++++ SUPPLIED INFORMATION ++++

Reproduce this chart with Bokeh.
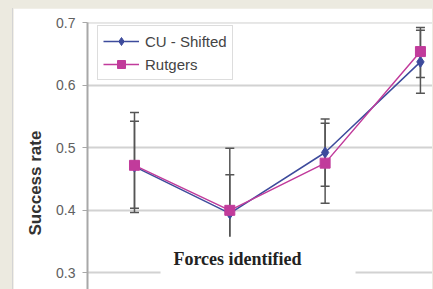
from bokeh.plotting import figure
from bokeh.models import (ColumnDataSource, Whisker, TeeHead, Label, Legend, LegendItem,
                          FixedTicker, Range1d, Title)
from bokeh.embed import file_html
from bokeh.resources import INLINE

# ---- data ----
categories = [1, 2, 3, 4]
cu_shifted = [0.470, 0.395, 0.4925, 0.6375]
cu_lower = [0.3965, 0.333, 0.4385, 0.5875]
cu_upper = [0.5425, 0.457, 0.546, 0.688]
rutgers = [0.472, 0.400, 0.4755, 0.654]
rut_lower = [0.4035, 0.300, 0.4115, 0.6125]
rut_upper = [0.5565, 0.4995, 0.5395, 0.6925]
y_ticks = [0.3, 0.4, 0.5, 0.6, 0.7]

BLUE = "#3D4B9C"
MAGENTA = "#C13B9B"

p = figure(width=420, height=281, output_backend="svg", toolbar_location=None,
           x_range=Range1d(0.507, 4.137), y_range=Range1d(0.2733, 0.7005),
           min_border_left=74, min_border_right=0, min_border_top=14, min_border_bottom=0)
p.styles = {"margin-left": "4px", "border-left": "1px solid #d4d4d4"}
p.background_fill_color = "white"
p.border_fill_color = "white"
p.outline_line_color = None

p.xaxis.visible = False
p.xgrid.visible = False
p.ygrid.ticker = FixedTicker(ticks=y_ticks)
p.ygrid.grid_line_color = "#d2d2d2"
p.ygrid.grid_line_width = 2

ax = p.yaxis[0]
ax.ticker = FixedTicker(ticks=y_ticks)
ax.axis_line_color = "#a8a8a8"
ax.axis_line_width = 2
ax.major_tick_line_color = "#a8a8a8"
ax.major_tick_out = 5
ax.major_tick_in = 0
ax.minor_tick_line_color = None
ax.major_label_text_font = "Liberation Sans"
ax.major_label_text_font_size = "14px"
ax.major_label_text_color = "#606060"
ax.major_label_standoff = 7

# error bars
src_cu = ColumnDataSource(dict(x=categories, y=cu_shifted, lo=cu_lower, hi=cu_upper))
src_rt = ColumnDataSource(dict(x=categories, y=rutgers, lo=rut_lower, hi=rut_upper))
for src in (src_cu, src_rt):
    w = Whisker(source=src, base="x", lower="lo", upper="hi",
                line_color="#555555", line_width=1.5,
                upper_head=TeeHead(size=9, line_color="#555555", line_width=1.5),
                lower_head=TeeHead(size=9, line_color="#555555", line_width=1.5))
    p.add_layout(w)

# white box behind the x title
p.quad(left=1.273, right=3.319, bottom=0.26, top=0.3576, fill_color="white", line_color=None)

l1 = p.line("x", "y", source=src_cu, line_color=BLUE, line_width=1.5)
m1 = p.scatter("x", "y", source=src_cu, marker="diamond", size=11, fill_color=BLUE, line_color=BLUE)
l2 = p.line("x", "y", source=src_rt, line_color=MAGENTA, line_width=1.5)
m2 = p.scatter("x", "y", source=src_rt, marker="square", size=10, fill_color=MAGENTA, line_color=MAGENTA)

legend = Legend(items=[LegendItem(label="CU - Shifted", renderers=[l1, m1]),
                       LegendItem(label="Rutgers", renderers=[l2, m2])],
                location=(10, 209))
legend.label_text_font = "Liberation Sans"
legend.label_text_font_size = "15px"
legend.label_text_color = "#444444"
legend.glyph_width = 36
legend.glyph_height = 20
legend.spacing = 3
legend.padding = 5
legend.label_standoff = 6
legend.border_line_color = "#bbbbbb"
legend.border_line_width = 1.5
legend.background_fill_color = "white"
legend.background_fill_alpha = 1
p.add_layout(legend)

p.add_layout(Label(x=2.081, y=0.3224, text="Forces identified", text_align="center",
                   text_baseline="middle", text_font="Liberation Serif", text_font_style="bold",
                   text_font_size="18px", text_color="#222222"))

ylab = Title(text="Success rate", align="left", offset=54, standoff=18,
             text_font="Liberation Sans", text_font_style="bold",
             text_font_size="17px", text_color="#333333")
p.add_layout(ylab, "left")

html = file_html(p, INLINE)
html = html.replace("</head>",
                    "<style>html,body{background:#ECEAE0;margin:0;} body{padding:8px 0 0 8px;overflow:hidden;}</style></head>")
open("out.html", "w").write(html)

++++

■ WHAT IS BEING ASKED ■
Extract, word for word, each line from the top of the data down to and including the line with "y_ticks = [0.3, 0.4, 0.5, 0.6, 0.7]"; skip the pictures.

■ WRITTEN ANSWER ■
Reproduce this chart with Bokeh.
from bokeh.plotting import figure
from bokeh.models import (ColumnDataSource, Whisker, TeeHead, Label, Legend, LegendItem,
                          FixedTicker, Range1d, Title)
from bokeh.embed import file_html
from bokeh.resources import INLINE

# ---- data ----
categories = [1, 2, 3, 4]
cu_shifted = [0.470, 0.395, 0.4925, 0.6375]
cu_lower = [0.3965, 0.333, 0.4385, 0.5875]
cu_upper = [0.5425, 0.457, 0.546, 0.688]
rutgers = [0.472, 0.400, 0.4755, 0.654]
rut_lower = [0.4035, 0.300, 0.4115, 0.6125]
rut_upper = [0.5565, 0.4995, 0.5395, 0.6925]
y_ticks = [0.3, 0.4, 0.5, 0.6, 0.7]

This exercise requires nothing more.